Here are some images from the day I spent shooting interiors of my room in Reykjavik (see post from one month ago today). I remember feeling a calm descend as I focused and worked, holed up in my tiny space. I am thinking now about some of the questions I was asking myself then. I consider the last month since then.
I look at these images and I can remember that near-cozy feeling, of reality suspended, even for a moment...
I am here alone in my kitchen now, a month later. A cool sunny Saturday in September, with my coffee and toast. I am trying to paint a cozy picture for myself - it sounds nice, doesn't it? In reality, I am trying hard to breathe, trying hard to be, trying hard to focus, trying to hard to find my voice under a crushing and endlessly perplexing, unexpected grief. I stretch my hand out through a fog and reach nothing. There is literally no making sense of any of it. And so I need to pull back into myself.
As I write this, and consider this moment, I feel a simultaneous tiny release of pressure followed by the self-consciousness of overexposure. Ah well.

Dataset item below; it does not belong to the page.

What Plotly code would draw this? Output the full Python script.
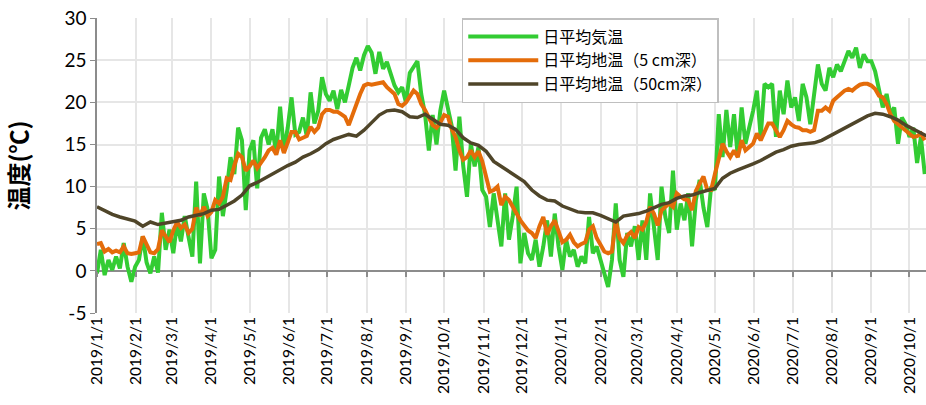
import pandas as pd
import plotly.graph_objects as go

# daily mean air temperature, read every 3 days from 2019/1/1
air_temp = [
    -0.3, 2.5, -0.5, 1.3, 0.1, 1.7, 0.3, 3.3, 0.5, -1.3, 0.5, 1.3, 4.1, 1.0, -0.3, 1.7, -0.2,
    6.9, 2.5, 4.9, 2.1, 5.7, 3.5, 6.5, 4.0, 1.7, 10.6, 0.9, 9.2, 7.3, 1.5, 2.5, 11.2, 6.5,
    9.6, 13.5, 11.5, 17.0, 15.5, 7.2, 14.3, 15.5, 9.8, 15.8, 16.8, 15.0, 16.8, 14.0, 19.5,
    14.2, 17.0, 20.6, 16.2, 16.5, 18.2, 16.0, 21.2, 17.5, 19.0, 23.0, 21.0, 20.2, 21.4,
    19.2, 21.5, 20.0, 22.0, 24.1, 25.3, 23.8, 25.6, 26.7, 25.9, 23.4, 26.0, 24.0, 24.8,
    23.2, 22.0, 21.2, 21.8, 20.0, 23.5, 24.2, 24.9, 21.0, 18.6, 14.3, 18.5, 15.0, 19.0,
    21.4, 19.0, 17.2, 11.9, 18.3, 12.5, 8.8, 15.1, 12.4, 14.7, 9.6, 8.8, 5.2, 9.2, 6.0,
    2.9, 9.2, 3.7, 6.5, 10.0, 0.9, 4.5, 2.1, 1.3, 3.7, 0.5, 2.9, 6.0, 1.7, 6.8, 2.9, 0.1,
    3.7, 1.7, 2.5, 0.5, 1.7, 0.9, 6.4, 2.1, 2.9, 1.3, -0.5, -1.9, 1.3, 8.0, 1.3, -0.7, 4.5,
    2.9, 5.3, 1.3, 6.0, 1.3, 9.2, 4.9, 1.3, 10.0, 6.4, 4.5, 11.9, 4.9, 8.0, 6.0, 9.2, 2.9,
    8.4, 10.8, 7.5, 5.2, 10.0, 9.6, 18.6, 13.5, 19.1, 14.7, 18.6, 13.5, 19.4, 15.1, 17.0,
    19.0, 21.4, 15.9, 22.2, 21.8, 22.2, 15.9, 21.4, 18.6, 22.6, 19.4, 20.6, 17.8, 22.2,
    20.6, 17.4, 21.4, 24.5, 22.2, 21.4, 24.1, 23.0, 24.5, 23.7, 24.9, 26.1, 25.3, 26.5,
    24.1, 25.7, 24.9, 24.9, 23.7, 21.8, 19.4, 21.0, 18.6, 19.4, 15.1, 18.2, 17.4, 15.9,
    17.0, 12.8, 15.9, 11.5,
]

# daily mean soil temperature at 5 cm, same dates
soil_5cm = [
    3.2, 3.3, 2.3, 2.6, 2.2, 2.4, 2.2, 2.9, 2.1, 2.0, 2.1, 2.2, 4.1, 3.0, 2.2, 2.1, 2.6,
    4.8, 4.0, 3.4, 4.8, 5.8, 5.1, 5.5, 4.5, 5.0, 7.5, 6.5, 7.6, 6.5, 7.0, 8.4, 8.0, 8.8,
    11.0, 10.8, 12.5, 13.9, 13.5, 11.9, 12.4, 13.1, 12.2, 12.8, 13.5, 14.3, 14.6, 13.8,
    15.5, 14.0, 15.4, 16.5, 16.5, 15.6, 15.8, 16.0, 17.1, 16.5, 17.0, 18.6, 19.1, 19.1,
    18.9, 18.9, 18.6, 18.3, 17.3, 18.6, 19.8, 21.0, 22.0, 22.2, 22.1, 22.2, 22.3, 22.4,
    21.8, 21.4, 21.0, 19.8, 19.6, 20.0, 20.8, 21.4, 21.0, 19.8, 19.1, 18.2, 17.3, 17.0,
    17.6, 18.5, 18.3, 16.8, 15.9, 14.3, 13.2, 13.5, 14.3, 13.5, 14.2, 13.0, 11.2, 9.4,
    9.6, 10.0, 7.8, 8.8, 8.4, 7.5, 6.8, 6.0, 5.4, 4.8, 4.5, 3.9, 5.3, 6.4, 4.3, 5.3, 6.0,
    4.5, 3.4, 3.7, 4.3, 3.4, 2.9, 3.2, 3.4, 4.9, 5.3, 3.9, 3.0, 2.3, 2.1, 2.3, 6.0, 3.9,
    3.3, 4.2, 4.6, 3.9, 5.2, 4.9, 5.8, 7.6, 6.8, 5.4, 7.2, 7.6, 8.0, 7.6, 9.2, 8.8, 8.5,
    8.4, 7.2, 9.5, 10.4, 11.2, 9.6, 9.6, 11.5, 13.5, 15.1, 14.2, 13.5, 14.3, 13.5, 15.5,
    14.3, 14.7, 15.1, 16.3, 15.5, 16.5, 17.5, 17.5, 16.7, 15.9, 16.7, 17.8, 17.4, 17.1,
    17.0, 16.7, 16.7, 16.5, 16.7, 19.0, 19.0, 19.4, 19.0, 20.2, 20.6, 21.0, 21.4, 21.6,
    21.4, 21.8, 22.1, 22.2, 22.2, 22.0, 21.6, 20.8, 20.6, 19.8, 18.6, 17.8, 17.4, 17.0,
    16.6, 16.3, 15.9, 16.0, 16.3, 15.5,
]

# daily mean soil temperature at 50 cm, read every 6 days
soil_50cm = [
    7.6, 7.1, 6.7, 6.4, 6.1, 5.9, 5.3, 5.8, 5.5, 5.7, 5.9, 6.0, 6.4, 6.6, 6.8, 7.2, 7.3,
    7.8, 8.3, 9.0, 10.1, 10.5, 11.0, 11.6, 12.1, 12.5, 12.9, 13.5, 13.9, 14.4, 15.1, 15.6,
    15.9, 16.2, 16.0, 16.7, 17.6, 18.5, 19.0, 19.1, 18.9, 18.3, 18.2, 18.6, 18.0, 17.4,
    17.3, 16.8, 15.8, 15.2, 14.9, 14.2, 13.0, 12.4, 11.8, 11.2, 10.6, 9.6, 8.9, 8.4, 8.3,
    7.7, 7.3, 7.0, 6.9, 6.9, 6.6, 6.2, 5.8, 6.5, 6.6, 6.8, 7.1, 7.5, 7.9, 8.1, 8.6, 8.9,
    9.0, 9.3, 9.5, 9.8, 11.0, 11.6, 12.0, 12.3, 12.7, 13.1, 13.6, 14.1, 14.4, 14.8, 15.0,
    15.1, 15.2, 15.5, 16.0, 16.5, 17.0, 17.5, 18.0, 18.4, 18.7, 18.6, 18.3, 17.9, 17.3,
    16.8, 16.3, 15.9,
]

names = ["日平均気温", "日平均地温（5 cm深）", "日平均地温（50cm深）"]
colors = ["#33CC33", "#E46C0A", "#4F4529"]

y_ticks = [-5, 0, 5, 10, 15, 20, 25, 30]
y_labels = [str(v) for v in y_ticks]

dates_3d = pd.date_range("2019-01-01", periods=len(air_temp), freq="3D")
dates_6d = pd.date_range("2019-01-01", periods=len(soil_50cm), freq="6D")

month_ticks = pd.date_range("2019-01-01", "2020-10-01", freq="MS")
month_labels = [f"{d.year}/{d.month}/1" for d in month_ticks]

fig = go.Figure()
fig.add_trace(go.Scatter(x=dates_3d, y=air_temp, name=names[0], mode="lines",
                         line=dict(color=colors[0], width=4)))
fig.add_trace(go.Scatter(x=dates_3d, y=soil_5cm, name=names[1], mode="lines",
                         line=dict(color=colors[1], width=4)))
fig.add_trace(go.Scatter(x=dates_6d, y=soil_50cm, name=names[2], mode="lines",
                         line=dict(color=colors[2], width=3.5), xaxis="x2"))

x_range = ["2019-01-01", "2020-10-14"]
fig.update_layout(
    width=926,
    height=405,
    template="plotly_white",
    font=dict(family="Lato, 'Noto Sans CJK JP', sans-serif", color="black"),
    margin=dict(l=97, r=0, t=18, b=92),
    xaxis=dict(
        range=x_range,
        tickvals=month_ticks,
        ticktext=month_labels,
        tickangle=-90,
        tickfont=dict(size=15.5),
        showgrid=True,
        gridcolor="#e6e6e6",
        gridwidth=1.5,
        showline=False,
        ticks="",
        zeroline=False,
        automargin=False,
    ),
    # second x axis only used to draw month ticks on the 0 line
    xaxis2=dict(
        matches="x",
        overlaying="x",
        anchor="free",
        position=1 / 7,
        tickvals=month_ticks,
        ticks="outside",
        ticklen=5,
        tickwidth=1.5,
        tickcolor="#8c8c8c",
        showticklabels=False,
        showgrid=False,
        showline=False,
        zeroline=False,
        automargin=False,
    ),
    yaxis=dict(
        range=[-5, 30.02],
        tickvals=y_ticks,
        ticktext=y_labels,
        tickfont=dict(size=19),
        ticklabeloverflow="allow",
        title=dict(text="<b>温度(℃)</b>", font=dict(size=24, family="Noto Sans CJK JP"),
                   standoff=42),
        showgrid=True,
        gridcolor="#e6e6e6",
        gridwidth=1.5,
        showline=True,
        linecolor="#8c8c8c",
        linewidth=1.5,
        ticks="outside",
        ticklen=5,
        tickcolor="#8c8c8c",
        zeroline=True,
        zerolinecolor="#8c8c8c",
        zerolinewidth=1.5,
        automargin=False,
    ),
    legend=dict(
        x=0.44, y=1.0, xanchor="left", yanchor="top",
        bgcolor="white",
        bordercolor="#bfbfbf",
        borderwidth=1.5,
        font=dict(size=16, family="Noto Sans CJK JP"),
        tracegroupgap=0,
        itemwidth=70,
    ),
)

# drop the default page margin so the figure sits at the window's corner
fig.write_html("out.html", config={"displayModeBar": False},
               post_script="document.body.style.margin = '0';")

I had a great phone meeting with my advisor Jan Avgikos last Sunday. She looked through my recent work, and I expressed this concern about being too self-revelatory, too overtly emotional in the work. She quelled those fears and encouraged me to just make the images and to see what came of it. To not hold back in this moment.
I'm currently reading The Poetics of Space by Gaston Bachelard, and I'll leave you with this passage:
"We live fixations, fixations of happiness. We comfort ourselves by reliving memories of protection. Something closed must retain our memories, while leaving them their original value as images. Memories of the outside world will never have the same tonality as those of the home and, by recalling these memories, we add to our store of dreams; we are never real historians, but always near poets, and our emotion is perhaps nothing but an expression of a poetry that was lost."